----- MATERIAL -----

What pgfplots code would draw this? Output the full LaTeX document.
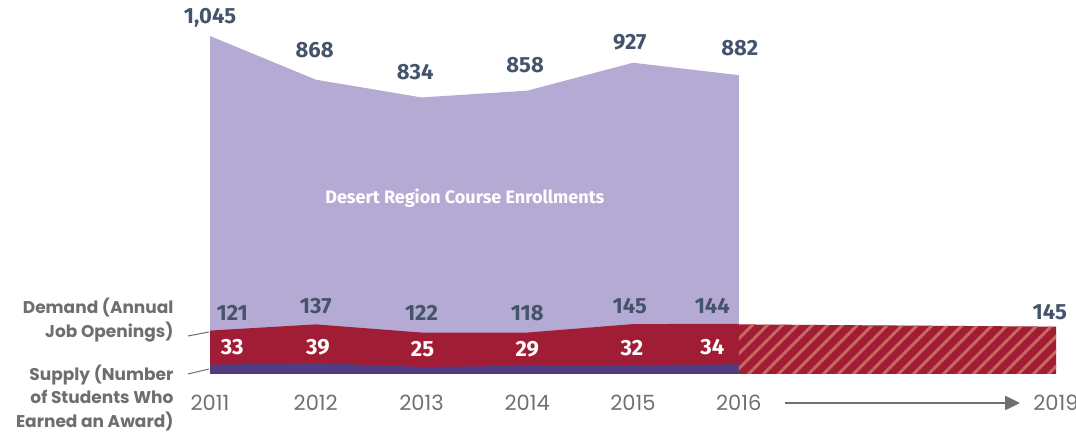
\documentclass[border=0pt]{standalone}
\usepackage{fontspec}
\setmainfont{Fira Sans}
\newfontfamily\gothic{Poppins}
\usepackage{pgfplots}
\usepackage{pgfplotstable}
\pgfplotsset{compat=1.18}
\usetikzlibrary{patterns.meta,arrows.meta}
\definecolor{lpurple}{HTML}{B4AAD3}
\definecolor{dred}{HTML}{A11D35}
\definecolor{dpurple}{HTML}{503D80}
\definecolor{lab}{HTML}{44546A}
\definecolor{stripe}{HTML}{C66760}
\definecolor{tickgray}{HTML}{707070}
\definecolor{sidegray}{HTML}{6E6E70}

\pgfplotstableread{
year supply demand enroll
2011 33 121 1045
2012 39 137 868
2013 25 122 834
2014 29 118 858
2015 32 145 927
2016 34 144 882
}\data
\pgfplotstableread{
year proj
2016 176
2019 168
}\proj

\begin{document}
\begin{tikzpicture}[x=1pt,y=1pt,
  lbl/.style={font=\bfseries\fontsize{22}{22}\selectfont, text=lab},
  wlbl/.style={font=\bfseries\fontsize{22}{22}\selectfont, text=white}]
\useasboundingbox (0,0) rectangle (1076,433);
\begin{axis}[
  at={(210pt,59pt)}, anchor=south west,
  scale only axis, width=846pt, height=366.5pt,
  xmin=2011, xmax=2019, ymin=0, ymax=1300,
  axis x line*=bottom, hide y axis,
  axis line style={draw=none},
  major tick length=0pt,
  xtick={2011,2012,2013,2014,2015,2016,2019},
  xticklabels={2011,2012,2013,2014,2015,2016,2019},
  xticklabel style={anchor=center, yshift=-29pt, font=\gothic\fontsize{21}{21}\selectfont, text=tickgray},
  clip=false,
]
\addplot[fill=lpurple, draw=none] table[x=year, y expr=\thisrow{supply}+\thisrow{demand}+\thisrow{enroll}] {\data} \closedcycle;
\addplot[fill=dred, draw=none] table[x=year, y expr=\thisrow{supply}+\thisrow{demand}] {\data} \closedcycle;
\addplot[fill=dpurple, draw=none] table[x=year, y=supply] {\data} \closedcycle;
\addplot[fill=dred, draw=none, postaction={pattern={Lines[angle=45,distance=10.6pt,line width=3pt]}, pattern color=stripe}] table[x=year, y=proj] {\proj} \closedcycle;

\node[lbl] at (axis cs:2011,1263) {1,045};
\node[lbl] at (axis cs:2011.99,1149) {868};
\node[lbl] at (axis cs:2012.94,1071) {834};
\node[lbl] at (axis cs:2013.98,1096) {858};
\node[lbl] at (axis cs:2014.97,1178) {927};
\node[lbl] at (axis cs:2016.01,1156) {882};

\node[lbl] at (axis cs:2011.21,216) {121};
\node[lbl] at (axis cs:2012.0,241) {137};
\node[lbl] at (axis cs:2013.0,216) {122};
\node[lbl] at (axis cs:2014.0,216) {118};
\node[lbl] at (axis cs:2014.97,241) {145};
\node[lbl] at (axis cs:2015.75,241) {144};
\node[lbl] at (axis cs:2018.94,220) {145};

\node[wlbl] at (axis cs:2011.21,96) {33};
\node[wlbl] at (axis cs:2012.02,96) {39};
\node[wlbl] at (axis cs:2013.01,89) {25};
\node[wlbl] at (axis cs:2014.0,89) {29};
\node[wlbl] at (axis cs:2014.99,92) {32};
\node[wlbl] at (axis cs:2015.75,96) {34};

\node[font=\bfseries\fontsize{18}{18}\selectfont, text=white] at (axis cs:2013.41,624) {Desert Region Course Enrollments};
\end{axis}
\node[anchor=east, align=right, font=\gothic\bfseries\fontsize{17}{24}\selectfont, text=sidegray] at (177,113) {Demand (Annual\\Job Openings)};
\node[anchor=east, align=right, font=\gothic\bfseries\fontsize{17}{23.5}\selectfont, text=sidegray] at (177,35) {Supply (Number\\of Students Who\\Earned an Award)};
\draw[sidegray, line width=1pt] (188,97) -- (209,101);
\draw[sidegray, line width=1pt] (188,59) -- (209,64);
\draw[tickgray, line width=2.5pt, -{Triangle[length=15pt,width=14pt]}] (785,30) -- (1020,30);
\end{tikzpicture}
\end{document}
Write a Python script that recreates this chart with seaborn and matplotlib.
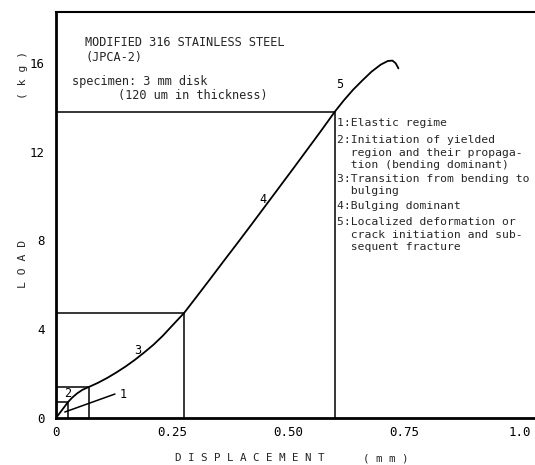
import matplotlib
matplotlib.use("Agg")
import matplotlib.pyplot as plt
import seaborn as sns
import pandas as pd

# ---- data ----
displacement = [0.0, 0.026, 0.035, 0.045, 0.057, 0.071,
                0.09, 0.11, 0.13, 0.15, 0.17, 0.19, 0.21, 0.23, 0.25, 0.276,
                0.30, 0.33, 0.36, 0.39, 0.42, 0.45, 0.48, 0.51, 0.54, 0.57,
                0.601, 0.62, 0.64, 0.66, 0.68, 0.70, 0.715, 0.725, 0.732,
                0.738]
load = [0.0, 0.72, 0.92, 1.10, 1.27, 1.40,
        1.58, 1.80, 2.05, 2.32, 2.62, 2.95, 3.30, 3.70, 4.15, 4.73,
        5.38, 6.20, 7.03, 7.85, 8.68, 9.52, 10.36, 11.20, 12.05, 12.90,
        13.8, 14.30, 14.78, 15.20, 15.60, 15.92, 16.08, 16.10, 15.98,
        15.75]

# regime boundaries (points on the curve)
corner_disp = [0.026, 0.071, 0.276, 0.601]
corner_load = [0.72, 1.40, 4.73, 13.8]

# leader line for regime 1
leader_disp = [0.019, 0.127]
leader_load = [0.27, 1.08]

x_ticks = [0, 0.25, 0.50, 0.75, 1.0]
x_tick_labels = ["0", "0.25", "0.50", "0.75", "1.0"]
y_ticks = [0, 4, 8, 12, 16]
y_tick_labels = ["0", "4", "8", "12", "16"]

regime_labels = ["1", "2", "3", "4", "5"]
regime_label_disp = [0.145, 0.026, 0.176, 0.446, 0.612]
regime_label_load = [1.05, 1.12, 3.05, 9.85, 15.0]

legend_lines = [
    "1:Elastic regime",
    "2:Initiation of yielded",
    "  region and their propaga-",
    "  tion (bending dominant)",
    "3:Transition from bending to",
    "  bulging",
    "4:Bulging dominant",
    "5:Localized deformation or",
    "  crack initiation and sub-",
    "  sequent fracture",
]

sns.set_style("white")
plt.rcParams["font.family"] = ["DejaVu Sans Mono", "DejaVu Sans"]

fig = plt.figure(figsize=(5.35, 4.65), dpi=100)
ax = fig.add_axes([56 / 535, 1 - 418 / 465, 1 - 56 / 535, (418 - 12) / 465])

# pixel helpers for placing annotations
X0, XS = 56, 464.0
Y0, YS = 418, 22.2
def px(x):
    return (x - X0) / XS
def py(y):
    return (Y0 - y) / YS

df = pd.DataFrame({"disp": displacement, "load": load})
sns.lineplot(data=df, x="disp", y="load", ax=ax, color="black", lw=1.3,
             sort=False, estimator=None)

# regime boxes
ax.hlines(corner_load, 0, corner_disp, color="black", lw=1.1)
ax.vlines(corner_disp, 0, corner_load, color="black", lw=1.1)
ax.plot(leader_disp, leader_load, color="black", lw=1.1)

ax.set_xlim(0, (535 - X0) / XS)
ax.set_ylim(0, (Y0 - 12) / YS)

ax.set_xticks(x_ticks)
ax.set_xticklabels(x_tick_labels)
ax.set_yticks(y_ticks)
ax.set_yticklabels(y_tick_labels)
ax.tick_params(axis="both", direction="in", length=9, width=1.5,
               labelsize=9, color="black", labelcolor="black", pad=8)
ax.tick_params(axis="x", pad=6)

for s in ["left", "bottom"]:
    ax.spines[s].set_linewidth(2.0)
    ax.spines[s].set_color("black")
ax.spines["top"].set_linewidth(1.5)
ax.spines["top"].set_color("black")
ax.spines["right"].set_visible(False)

ax.set_xlabel("")
ax.set_ylabel("")

for lab, x, y in zip(regime_labels, regime_label_disp, regime_label_load):
    ax.text(x, y, lab, fontsize=8.5, ha="center", va="center", color="black")

ax.text(px(85), py(42), "MODIFIED 316 STAINLESS STEEL", fontsize=8.6,
        ha="left", va="center")
ax.text(px(85), py(58), "(JPCA-2)", fontsize=8.6, ha="left", va="center")
ax.text(px(72), py(81), "specimen: 3 mm disk", fontsize=8.6, ha="left",
        va="center")
ax.text(px(118), py(96), "(120 um in thickness)", fontsize=8.6, ha="left",
        va="center")

legend_y = [123, 140, 152.5, 165, 179, 191.5, 206, 222, 234.5, 247]
for t, y in zip(legend_lines, legend_y):
    ax.text(px(337), py(y), t, fontsize=8.2, ha="left", va="center",
            clip_on=False)

fig.text(175 / 535, 1 - 458 / 465, "D I S P L A C E M E N T", fontsize=7.8,
         ha="left", va="center")
fig.text(363 / 535, 1 - 458 / 465, "( m m )", fontsize=7.8, ha="left",
         va="center")
fig.text(23 / 535, 1 - 264 / 465, "L O A D", fontsize=8.2, rotation=90,
         ha="center", va="center")
fig.text(23 / 535, 1 - 75 / 465, "( k g )", fontsize=8.2, rotation=90,
         ha="center", va="center")

fig.savefig("out.png", dpi=100)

-----

For this exercise, gather every line of the data that contains the word "seaborn".

Write a Python script that recreates this chart with seaborn and matplotlib.
import seaborn as sns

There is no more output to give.